Another metaphor I like comes from an old interview with Andy Hunt and Dave Thomas (of "Pragmatic Programmer" fame), where they described a Heisenberg effect in the process of building software for people:

Software [has] a Heisenberg effect, where delivering the software changes the user's perception of the requirements.

Users need to see our interpretation of what they told us. That helps them understand themselves better, and then, we can understand them better.

Are You a Stable or Volatile?

I've written before on this blog about the different personality traits of software engineers, and how different traits balance each other on a team.

Some of the spectra I came up with were:

  • Dreamers ↔ Pragmatists
  • Big Picture ↔ Detail-Oriented
  • Move Fast & Break Things ↔ Slow & Methodical
  • Optimists ↔ Pessimists
  • Answerers ↔ Questioners
Recently I read a comment on Hacker News (which I can't find now) that mentioned a blog post from 2012 on Rands In Repose, a blog I've been familiar with for years, but somehow this post had escaped me.

The author, Michael Lopp, introduces the Stables and Volatiles divide, which feels to me like a meta-category that encompasses the ones I listed above.


You can probably guess just from the names, but Stables tend to like having a well-defined plan, are more risk-sensitive, predictable, and reliable. Volatiles are disruptive, like to blaze their own trail, dislike process, and have a strong bias for shipping something (even if it's ugly and unstable).

Lopp says:
Stables will feel like they’re endlessly babysitting and cleaning up Volatiles’ messes, while Volatiles will feel like the Stables’ lack of creativity and risk acceptance is holding back the company and innovation as a whole. Their perspectives, while divergent, are essential to a healthy business.

I believe a healthy company that wants to continue to grow and invent needs to equally invest in both their Stables and their Volatiles.
I think the Stable / Volatile concept feels very true to my experience, and it's one I'll keep with me. Assuming that everyone on a team is equally intelligent, competent, and well-intentioned, you need people of both the Stable and Volatile persuasions. Even though they annoy each other, a project staffed by only one or the other type is doomed.

Who Writes the Backlog?

The Product Owner has the final say in backlog prioritization. But who writes the backlog? Is it always the product owner?

My experience with Agile has been that, in the real world, the backlog contains two types of items:

  1. The "user stories" that discuss functionality from the perspective of an end user
  2. Technical stories--including things like technical debt, maintenance, package upgrades, etc. Things that don't represent user goals that the product owner would be focusing on.

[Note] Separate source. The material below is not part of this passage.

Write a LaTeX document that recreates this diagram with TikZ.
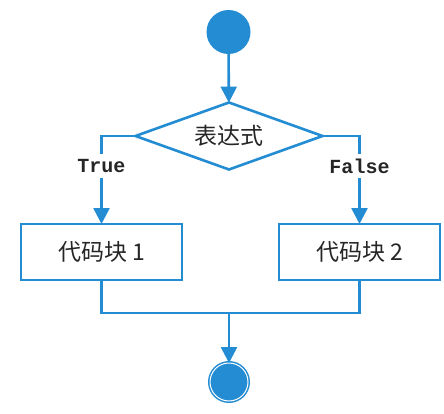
\documentclass[tikz,border=0pt]{standalone}
\usepackage{fontspec}
\newfontfamily\cjk{Noto Sans CJK SC}
\setmonofont{Liberation Mono}
\usetikzlibrary{shapes.geometric,arrows.meta}
\definecolor{flowblue}{RGB}{35,140,210}
\begin{document}
\begin{tikzpicture}[x = 1pt, y = 1pt, line width = 2.6pt, flowblue,
  every node/.append style={text = black!85, inner sep = 0pt, outer sep = 0pt},
  startnode/.style={circle, fill = flowblue, minimum size = 44pt},
  endnode/.style={circle, draw = flowblue, fill = flowblue, line width = 4pt, minimum size = 38pt, postaction={draw = white, line width = 1pt}},
  condnode/.style={diamond, draw, fill = white, aspect = 2.8, minimum width = 187pt, minimum height = 67pt, font = \cjk\fontsize{23}{27}\selectfont},
  codenode/.style={rectangle, draw, fill = white, minimum width = 161pt, minimum height = 56pt, font = \cjk\fontsize{23}{27}\selectfont},
  branchlabel/.style={fill = white, inner sep = 5pt, font = \ttfamily\bfseries\fontsize{20}{24}\selectfont},
  flowarrow/.style={-{Triangle[width = 16pt, length = 16pt]}}]

  \useasboundingbox (0, 0) rectangle (444, 413);

  \node[startnode] (start) at (228.5, 381) {};
  \node[condnode] (cond) at (229, 277) {表达式};

  \node[codenode] (code1) at (101.5, 161) {代码块 1};
  \node[codenode] (code2) at (359.5, 161) {代码块 2};

  \coordinate (merge) at (229, 100);
  \node[endnode] (end) at (229, 31) {};

  \draw[flowarrow] (start) -- (cond);
  \draw[flowarrow] (cond.west) -| (code1) node[branchlabel, pos = 0.67] (truelabel) {True};
  \draw[flowarrow] (cond.east) -| (code2) node[branchlabel, pos = 0.67] (falselabel) {False};

  \draw (code1) |- (merge) -| (code2);
  \draw[flowarrow] (merge) -- (end);

\end{tikzpicture}
\end{document}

Both types of items are important and need to be worked on. 

You can get into trouble in a couple ways:

  1. Every item in the backlog is forced into a "user story" template ("As a...", "I want to...", "So that...").
  2. The product owner is writing backlog items that are of the "technical story" variety since they think they need to write every story in the backlog.

If you have a product owner who has consistent time to write Jira tickets (or whatever issue tracker you have), you're pretty lucky. My experience with actually-existing-Agile is that the Product Owner is typically someone in middle management who is juggling multiple jobs, "product owner" of this product being one more job, and certainly does not have the time to dedicate to backlog management.

Occasionally you get an overactive product owner who tries to capture every task the development team is working on as backlog items, including purely technical tasks that are better written up by engineers or engineering managers/leads.

My opinion is that anyone on the team (engineers, QA, managers, product owner) should be empowered to write backlog items. When the nature of the backlog item is technical, let the technical people write it. When the backlog item is a "user story", the product owner should write the item, or at least delegate the requirements to whoever writes it (probably not an engineer).

Backlogs are just another tool in the tool chest of software engineering. As long as the people doing the work are clear on what the goal of the item is, and the acceptance criteria for its completion, then anyone can write them in whatever format they want.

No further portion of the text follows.